1.The popularity of the film? For fans of spaghetti westerns? Variations on this theme? The influence of Sam Peckinpah, Quentin Tarantino, Robert Rodriguez?

2.The colour photography and style, the deserts, the parallels with the American west? The towns, the markets?

3.The special effects, for the battles, for the shootings, for the killings? Over the top? The musical score and its styles, parallel with the spaghetti westerns?

4.The title, the homage to Sergio Leone? The characters, their interactions, their quest? The build-up to the confrontation and the homage to Leone? The variation on the theme with the Weird? The parallel with spaghetti westerns?
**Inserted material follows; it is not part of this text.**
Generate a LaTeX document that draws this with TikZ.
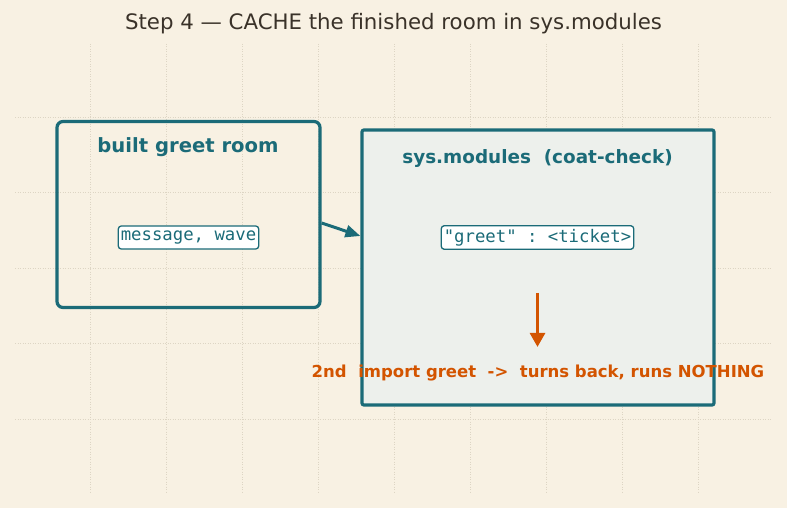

5.The basic plot: the map, the merchant sending the messenger and then hiring people to rob the map? The role of the Bad, his reputation, going in pursuit of the map? The role of the Good, the bounty hunter? The Weird, his involvement in robberies, his size, comic style – and the later revelation of his ruthlessness?

6.The quest, the role of the Bad, his appearance, clothes? His henchman, the killings? The role of the Good, more clean-cut, seen less in the film, a supporting role, his victory at the end?

7.The role of the Weird, his robberies, his being caught? The encounter with the Good and having him on-side, listening to his stories? The pursuit of the Bad? His ingenuity, the map, the treasure? The comeuppance at the end?

8.The pursuit, the setting of the story in the 1930s, the Japanese invasion of Manchuria? The Japanese, the confrontations and battles? The Chinese and the Koreans and their involvement? The military?

9.The sequences in the market, the ordinary people, the children, the women?

10.The irony of the quest in the desert, the discovery of oil?

11.The film as over the top, the special effects, the various ways in which killings were done, the mounting body count? How well did the homage as well as the spoof counterbalance the brutality?